DATA SEGMENT:
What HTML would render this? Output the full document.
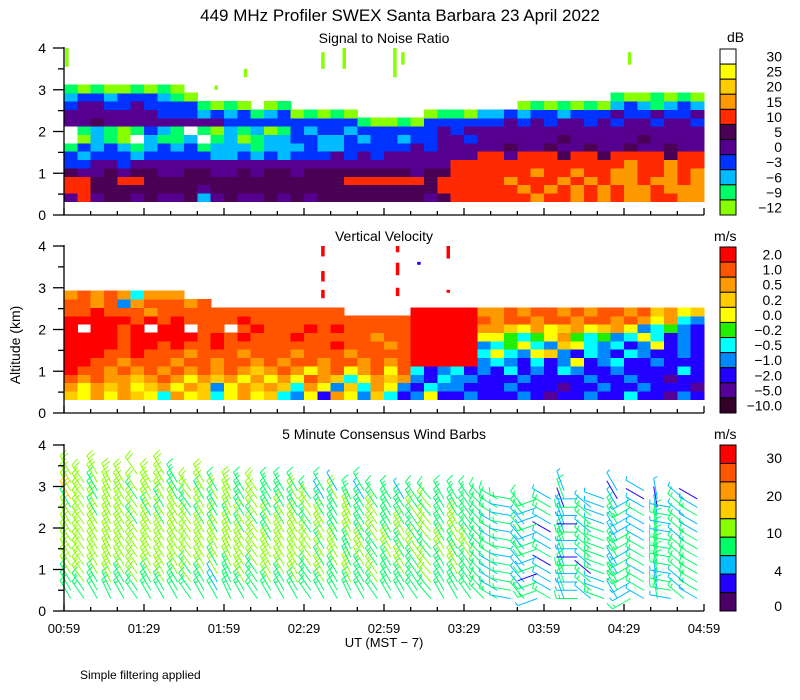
<!DOCTYPE html>
<html><head><meta charset="utf-8"><title>449 MHz Profiler</title>
<style>
html,body{margin:0;padding:0;background:#fff;}
svg{display:block;font-family:"Liberation Sans",sans-serif;}
</style></head>
<body>
<svg id="chart" width="800" height="700" viewBox="0 0 800 700">
<text x="400" y="21" font-size="17" text-anchor="middle">449 MHz Profiler SWEX Santa Barbara 23 April 2022</text>
<text x="384" y="43" font-size="14" text-anchor="middle">Signal to Noise Ratio</text>
<text x="384" y="241" font-size="14" text-anchor="middle">Vertical Velocity</text>
<text x="384" y="439" font-size="14" text-anchor="middle">5 Minute Consensus Wind Barbs</text>
<text x="20" y="345" font-size="14" text-anchor="middle" transform="rotate(-90 20 345)">Altitude (km)</text>
<text x="384" y="647" font-size="13" text-anchor="middle">UT  (MST − 7)</text>
<text x="80" y="679" font-size="12">Simple filtering applied</text>
<text x="727" y="42" font-size="14">dB</text>
<text x="714" y="241" font-size="14">m/s</text>
<text x="714" y="439" font-size="14">m/s</text>
<g id="layer"></g>
</svg>
<script>
// ---------- data ----------
const timeLabels = ["00:59","01:29","01:59","02:29","02:59","03:29","03:59","04:29","04:59"];
const altTicks = [0,1,2,3,4];
const snrLabels = ["30","25","20","15","10","5","0","−3","−6","−9","−12"];
const velLabels = ["2.0","1.0","0.5","0.2","0.0","−0.2","−0.5","−1.0","−2.0","−5.0","−10.0"];
const windLabels = ["30","20","10","4","0"];
const windLabelAlt = [30,20,10,4,0];
const windBins = [30,25,20,15,10,7,4,2,0];

// SNR grid: bottom row first, rows of 0.2 km starting 0.33 km, 48 columns of 5 min
const snrRows = [
 ["PRPDDPDP","PDSPDPPD","PDPDDDDD","DDDPDRRR","RRRORROR","OROORROO"],
 ["RRDDDDDD","DDPDDDDD","DDDDDDDD","DDDDRRRR","RROROROR","OROOROOO"],
 ["RRDDRRDD","DDDDDDDD","DDDDDRRR","RRRDRRRR","RORRRORO","ROOROORO"],
 ["DPPDPDDP","PDDPPDPD","DPDDDDDD","DDPDDRRR","RRRORROR","ROORRORO"],
 ["BBPPBPPP","PPPPPPPP","PPPPPPPP","PPPPPRRR","RRRRRRRR","RRORRORR"],
 ["BSBBBSBB","BBBSSBSB","SBBBPBPB","PPPPPPPR","RPRRRDRR","DRRRRDRR"],
 ["NBSBSNSB","SBNSSSNS","SSBSSBBB","BBPBPPPP","PDPPDPPD","PPDPPDPP"],
 ["WLSNLWSN","NSWNSLNS","SBBSSBSB","BSBBPPBP","PPPPPDPP","PPPDPPPP"],
 ["WNSNLNBS","NWNLSNSL","NBSBBSBB","BBBBPBPP","PPPPPPPP","PPPPPPPP"],
 ["PPDPPPPP","PPPPBBBB","BBBBBBNL","LNLBBBBB","BPBPBPPB","PBPPBPPB"],
 ["PPPPPPPB","BBSBSBNS","BLNLNL..","...LNNLS","SBSBBSBB","BPBBPBBP"],
 ["BPPBBPBB","BBNLNL.L","N.......","........","..LNLNLN","LSBSNSBS"],
 ["SBBSBBBS","NL......","........","........","........",".NLLNLNL"],
 ["NLNLLNLN","L.......","........","........","........","........"]
];
// isolated echoes [minutes after 00:59, bottom km, top km, colour code]
const snrSpikeT = [1,57,68,97,105,124,127,212];
const snrSpikeLo = [3.55,3.0,3.3,3.5,3.5,3.3,3.6,3.6];
const snrSpikeHi = [4.0,3.1,3.5,3.9,4.0,4.0,3.9,3.9];
const snrSpikeC = ["L","L","L","L","L","L","L","L"];

// Vertical velocity grid
const velRows = [
 ["GYOYOGYC","OYGCYOYG","CAYBOYAG","CBAYBBAB","BBABPBBA","BBCBBPAB"],
 ["OYOGOYGO","YOGAYOGO","GCOYAGCO","YABCAABB","BABBBPBB","ABBABBBP"],
 ["rOrOOGOr","OYOGOYOY","OYrOGCYO","GOABCAAB","BBABBBBA","BBABBPBB"],
 ["RrrOrOrO","rOrOrOGO","rOYOrYOr","YrCBACBA","BCBABCAB","BABBBBCB"],
 ["RRrrOrrr","OrrOrrOr","OrrOrrOr","OrRRRRRA","CABCBAYB","ACBBABBB"],
 ["RRRrrRrr","rOrrrOrr","rOrrrOrr","rrRRRRRC","YCAYGABC","ABCABBAB"],
 ["RRRRrRRr","RrrRrrrr","rrrrRrrr","OrRRRRRA","CgYCAGYC","ACBAYBAB"],
 ["RRRRrRRR","RRrRrRrr","rRrrrrrO","rrRRRRRY","YgCgYOgC","gACYCBAB"],
 ["R.RRrR.R","R.rr.rRr","rrRrRrrr","rrRRRRRO","OGYOYGOY","GOYACgAB"],
 ["RRRRRrRr","RrrrrRrr","rrrrrrrr","rrRRRRRr","OrrOrrOr","rOrOYOCA"],
 ["rrRrrrOr","rrrrrrrr","rrrrr...","..RRRRRO","OrOrrOrO","rrOrGOYG"],
 ["rrOrAOrr","rOr.....","........","........","........","........"],
 ["OrOrOCOO","O.......","........","........","........","........"]
];
const velSpikeT = [97,97,97,125,125,125,133,144,144];
const velSpikeLo = [3.75,3.15,2.75,3.85,3.3,2.8,3.55,3.7,2.88];
const velSpikeHi = [4.0,3.4,2.95,4.0,3.6,3.0,3.62,4.0,2.95];
const velSpikeC = ["R","R","R","R","R","R","B","R","R"];

// Wind: speed (m/s / 2, one char per column) per level, bottom first, levels at 0.3 + 0.2k km
const windRows = [
 ["44444444","44444444","44444444","44444444","42424242","42424242"],
 ["44444444","44424444","44444444","44444444","24242424","24242424"],
 ["46464646","46424646","46464646","44464444","24242424","24242424"],
 ["66666666","64664646","66464646","46464644","24212421","42424244"],
 ["66666666","66646666","66646464","46464644","24241242","42444444"],
 ["66666666","66666666","66666464","64646464","42424414","44444444"],
 ["66666666","66666666","66646464","64646464","44242424","44244444"],
 ["66666666","66666664","66664646","46464644","24242424","42424424"],
 ["66666666","66646464","66464646","46464644","42421242","42424242"],
 ["66666464","66464646","46464646","44464644","24242214","24224242"],
 ["66466646","64646464","64644646","44644444","42424224","24242424"],
 ["46766664","64646464","44644444","44464444","42424142","22421242"],
 ["86466466","46466464","46426424","42444444","44.4242.","21212.21"],
 ["66466566","46646464","44.42.4.","........",".....2..",".2.2...."],
 ["66566.66","4.6.....","........","........","........","........"],
 ["6.6..6.6","........","........","........","........","........"]
];
// wind direction (deg, from) per 5-minute column
const windDir = [330,325,330,335,330,325,330,330, 330,325,330,330,335,330,325,330,
 330,330,325,330,330,335,330,325, 330,330,325,320,330,330,325,315,
 300,280,320,250,300,340,270,310, 290,330,240,300,350,280,310,300];

// ---------- rendering ----------
const NS = "http://www.w3.org/2000/svg";
const layer = document.getElementById('layer');
const X0 = 64, X1 = 704, SPAN = 240, NCOL = 48;
const panels = [{y0:215,k:41.75},{y0:413,k:41.75},{y0:611,k:41.5}];
const snrCol = {W:"#ffffff",Y:"#ffff00",G:"#ffcc00",O:"#ff9900",R:"#ff2a00",D:"#4a0055",P:"#55008f",B:"#0033ff",S:"#00bbff",N:"#00ff66",L:"#88ff00"};
const snrBar = ["#ffffff","#ffff00","#ffcc00","#ff9900","#ff2a00","#4a0055","#55008f","#0033ff","#00bbff","#00ff66","#88ff00"];
const velCol = {R:"#ff0000",r:"#ff5500",O:"#ff9900",G:"#ffcc00",Y:"#ffff00",g:"#22ee00",C:"#00ffff",A:"#0088ff",B:"#2200ff",P:"#550099",K:"#33002a"};
const velBar = ["#ff0000","#ff5500","#ff9900","#ffcc00","#ffff00","#22ee00","#00ffff","#0088ff","#2200ff","#550099","#33002a"];
const windBar = ["#ff0000","#ff5500","#ff9900","#ffcc00","#88ff00","#00ff66","#00bbff","#2200ff","#4a0066"];

function xs(min){ return X0 + min/SPAN*(X1-X0); }
function ys(p,km){ return panels[p].y0 - km*panels[p].k; }
function mk(tag, attrs){ const e=document.createElementNS(NS,tag); for(const a in attrs) e.setAttribute(a,attrs[a]); return e; }

function drawGrid(p, rows, cmap, nm){
  const g = mk('g',{'shape-rendering':'crispEdges'});
  
  
  const cw = SPAN/NCOL;
  rows.forEach((grp,ri)=>{
    const s = grp.join('');
    const lo = 0.33 + ri*0.2, hi = lo + 0.2;
    for(let c=0;c<s.length;c++){
      const ch=s[c]; if(!cmap[ch]) continue;
      const xa=xs(c*cw), xb=xs((c+1)*cw);
      const r = mk('rect',{x:xa.toFixed(2),y:ys(p,hi).toFixed(2),width:(xb-xa+0.6).toFixed(2),height:(ys(p,lo)-ys(p,hi)+0.6).toFixed(2),fill:cmap[ch]});
      
      
      g.appendChild(r);
    }
  });
  layer.appendChild(g);
}
function drawSpikes(p, T, LO, HI, C, cmap, nm){
  for(let i=0;i<T.length;i++){
    const r = mk('rect',{x:(xs(T[i])-1.5).toFixed(2),y:ys(p,HI[i]).toFixed(2),width:3.5,height:(ys(p,LO[i])-ys(p,HI[i])).toFixed(2),fill:cmap[C[i]]});
    
    
    layer.appendChild(r);
  }
}
drawGrid(0, snrRows, snrCol, 'snr-heatmap');
drawSpikes(0, snrSpikeT, snrSpikeLo, snrSpikeHi, snrSpikeC, snrCol, 'snr-echo');
drawGrid(1, velRows, velCol, 'velocity-heatmap');
drawSpikes(1, velSpikeT, velSpikeLo, velSpikeHi, velSpikeC, velCol, 'velocity-echo');

function windColor(s){
  for(let i=0;i<windBins.length;i++){ if(s>=windBins[i]) return windBar[i]; }
  return windBar[windBar.length-1];
}
// wind barbs
const wg = mk('g',{'stroke-width':'1','fill':'none'});


windRows.forEach((grp,ri)=>{
  const s = grp.join('');
  const alt = 0.3 + ri*0.2;
  for(let c=0;c<s.length;c++){
    if(s[c]==='.') continue;
    const spd = parseInt(s[c],36)*2;
    const d = windDir[c]*Math.PI/180;
    const ux = Math.sin(d), uy = -Math.cos(d);
    const px = xs((c+0.5)*SPAN/NCOL), py = ys(2,alt);
    const L = 21, ex = px+ux*L, ey = py+uy*L;
    const col = windColor(spd);
    let dstr = `M${px.toFixed(1)},${py.toFixed(1)}L${ex.toFixed(1)},${ey.toFixed(1)}`;
    let rem = spd, pos = 0;
    const nx = -uy, ny = ux;
    while(rem >= 5){
      const bx = ex - ux*pos, by = ey - uy*pos;
      dstr += `M${bx.toFixed(1)},${by.toFixed(1)}l${(nx*8+ux*2).toFixed(1)},${(ny*8+uy*2).toFixed(1)}`;
      rem -= 5; pos += 3.5;
    }
    if(rem >= 2.5){
      const bx = ex - ux*pos, by = ey - uy*pos;
      dstr += `M${bx.toFixed(1)},${by.toFixed(1)}l${(nx*4+ux*1).toFixed(1)},${(ny*4+uy*1).toFixed(1)}`;
    }
    const path = mk('path',{d:dstr,stroke:col});
    
    
    wg.appendChild(path);
  }
});
layer.appendChild(wg);

// axes
const names = ['snr','velocity','wind'];
panels.forEach((P,pi)=>{
  const ag = mk('g',{stroke:'#000','stroke-width':'1.3',fill:'none'});
  
  
  ag.appendChild(mk('line',{x1:X0,y1:ys(pi,4)-1,x2:X0,y2:P.y0}));
  ag.appendChild(mk('line',{x1:X0,y1:P.y0,x2:X1,y2:P.y0}));
  for(let h=0;h<=4;h+=0.5){
    const len = (h%1===0)?11:6;
    ag.appendChild(mk('line',{x1:X0-len,y1:ys(pi,h),x2:X0,y2:ys(pi,h)}));
  }
  for(let m=0;m<=SPAN;m+=10){
    const len = (m%30===0)?7:4;
    ag.appendChild(mk('line',{x1:xs(m),y1:P.y0,x2:xs(m),y2:P.y0-len}));
  }
  layer.appendChild(ag);
  altTicks.forEach(h=>{
    const t = mk('text',{x:46,y:(ys(pi,h)+5).toFixed(1),'font-size':14,'text-anchor':'end'});
    t.textContent = h;
    
    
    layer.appendChild(t);
  });
});
timeLabels.forEach((lab,i)=>{
  const t = mk('text',{x:xs(i*30).toFixed(1),y:633,'font-size':13,'text-anchor':'middle'});
  t.textContent = lab;
  
  
  layer.appendChild(t);
});

// colorbars
function colorbar(top,bottom,cols,labels,labelYs,nm){
  const g = mk('g',{});
  
  
  const h = (bottom-top)/cols.length;
  cols.forEach((c,i)=>{
    const r = mk('rect',{x:720,y:(top+i*h).toFixed(2),width:16,height:h.toFixed(2),fill:c,stroke:'#000','stroke-width':1});
    
    
    g.appendChild(r);
  });
  labels.forEach((lab,i)=>{
    const y = labelYs ? labelYs[i] : top+(i+0.5)*h;
    const t = mk('text',{x:782,y:(y+5).toFixed(1),'font-size':14,'text-anchor':'end'});
    t.textContent = lab;
    
    
    g.appendChild(t);
  });
  layer.appendChild(g);
}
colorbar(49,215,snrBar,snrLabels,null,'snr-colorbar');
colorbar(247,413,velBar,velLabels,null,'velocity-colorbar');
colorbar(445,611,windBar,windLabels,windLabelAlt.map(v=>({30:458,20:496,10:533,4:571,0:606})[v]),'wind-colorbar');
</script>
</body></html>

DIRECTIONS FOR THIS TASK: Read the data above. Pull out each line in which the string "document" appears.

EXPECTED OUTPUT:
What HTML would render this? Output the full document.
const layer = document.getElementById('layer');
function mk(tag, attrs){ const e=document.createElementNS(NS,tag); for(const a in attrs) e.setAttribute(a,attrs[a]); return e; }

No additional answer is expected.